In the end, the Society of St. Pius X is teaching its followers that the counterfeit church is the true Church that just needs some tweaking, and that false Popes are true Popes who are “disoriented”. As long as it maintains such a position it puts the souls of its adherents in mortal danger and opens itself up to being eventually absorbed into the Vatican II Sect. In fact, aren’t those “negotiations” the prelude to precisely that?
Bp. Williamson is right to question the prudence of these SSPX-Vatican meetings, but he does so for the wrong reasons, for there can be no compromises with Modernists, much less a meeting of the minds with them. One cannot sit across the table from them as though they were Catholics. It’s time that he start calling a spade a spade a quit acting with cowardice in writing about these men.
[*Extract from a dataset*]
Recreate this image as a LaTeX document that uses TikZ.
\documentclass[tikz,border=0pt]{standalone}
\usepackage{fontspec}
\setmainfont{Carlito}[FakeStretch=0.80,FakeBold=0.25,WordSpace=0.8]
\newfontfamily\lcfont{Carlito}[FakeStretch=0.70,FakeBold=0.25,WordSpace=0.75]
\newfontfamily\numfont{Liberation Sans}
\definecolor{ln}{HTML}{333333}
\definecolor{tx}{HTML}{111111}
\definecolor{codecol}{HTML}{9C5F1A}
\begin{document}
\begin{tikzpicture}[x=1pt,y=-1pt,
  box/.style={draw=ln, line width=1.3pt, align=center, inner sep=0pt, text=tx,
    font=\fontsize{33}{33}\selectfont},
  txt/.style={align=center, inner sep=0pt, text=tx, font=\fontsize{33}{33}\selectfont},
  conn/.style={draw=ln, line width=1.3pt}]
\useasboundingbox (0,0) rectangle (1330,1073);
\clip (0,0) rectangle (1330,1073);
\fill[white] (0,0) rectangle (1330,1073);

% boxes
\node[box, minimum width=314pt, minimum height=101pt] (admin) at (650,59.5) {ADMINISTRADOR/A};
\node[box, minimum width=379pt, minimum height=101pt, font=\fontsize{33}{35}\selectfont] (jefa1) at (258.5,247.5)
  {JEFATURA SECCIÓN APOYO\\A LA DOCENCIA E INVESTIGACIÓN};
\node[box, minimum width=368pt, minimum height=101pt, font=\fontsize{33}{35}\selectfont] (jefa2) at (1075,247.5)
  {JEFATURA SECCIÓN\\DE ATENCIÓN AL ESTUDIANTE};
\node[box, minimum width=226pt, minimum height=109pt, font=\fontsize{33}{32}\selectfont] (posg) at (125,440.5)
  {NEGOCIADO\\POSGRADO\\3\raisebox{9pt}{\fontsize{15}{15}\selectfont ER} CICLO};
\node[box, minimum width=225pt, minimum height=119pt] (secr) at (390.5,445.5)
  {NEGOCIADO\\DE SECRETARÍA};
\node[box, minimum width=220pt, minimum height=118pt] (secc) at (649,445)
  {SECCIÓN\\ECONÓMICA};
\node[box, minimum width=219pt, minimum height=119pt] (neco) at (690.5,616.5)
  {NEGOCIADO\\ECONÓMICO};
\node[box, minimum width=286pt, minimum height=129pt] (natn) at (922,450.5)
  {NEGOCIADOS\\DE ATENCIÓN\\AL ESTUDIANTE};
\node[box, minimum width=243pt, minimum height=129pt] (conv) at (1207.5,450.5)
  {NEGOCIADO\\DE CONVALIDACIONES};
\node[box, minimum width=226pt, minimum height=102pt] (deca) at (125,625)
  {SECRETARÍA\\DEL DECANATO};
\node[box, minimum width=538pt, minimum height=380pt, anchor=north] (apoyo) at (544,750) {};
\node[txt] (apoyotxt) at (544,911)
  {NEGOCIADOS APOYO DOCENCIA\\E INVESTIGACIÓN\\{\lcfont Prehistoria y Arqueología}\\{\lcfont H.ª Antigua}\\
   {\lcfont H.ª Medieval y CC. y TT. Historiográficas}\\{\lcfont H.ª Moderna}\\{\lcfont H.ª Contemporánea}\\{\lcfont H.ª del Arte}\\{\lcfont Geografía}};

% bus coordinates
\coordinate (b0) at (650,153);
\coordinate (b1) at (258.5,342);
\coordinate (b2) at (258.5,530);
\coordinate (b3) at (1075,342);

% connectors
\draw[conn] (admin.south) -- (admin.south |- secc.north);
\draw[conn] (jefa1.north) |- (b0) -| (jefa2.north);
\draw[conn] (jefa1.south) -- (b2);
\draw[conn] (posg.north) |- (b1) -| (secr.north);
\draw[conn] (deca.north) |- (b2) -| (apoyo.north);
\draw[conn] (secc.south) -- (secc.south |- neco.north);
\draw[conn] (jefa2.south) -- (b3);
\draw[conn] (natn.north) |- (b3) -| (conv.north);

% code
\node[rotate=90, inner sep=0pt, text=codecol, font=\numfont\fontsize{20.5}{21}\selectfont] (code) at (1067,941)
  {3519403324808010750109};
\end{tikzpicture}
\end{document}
His Trojan Horse metaphor is a strong one that pointedly gets to the heart of the problem — would that he have the courage to cast aside his cutesy word games and use it in all its forcefulness to expose the enemies of Jesus Christ and His Church, the very enemies who, in the words of Pope Pius X, seek “utterly to subvert the very Kingdom of Christ” by “systematic and artful undermining of the holy Church”, as put by Dietrich von Hildebrand. For only when these men are shown for what they are — heretical, nay apostate anti-popes — and are not misrepresented as simply “bad Popes”, will this veil of deceit finally be lifted and the restoration of the Church take a decisive step forward.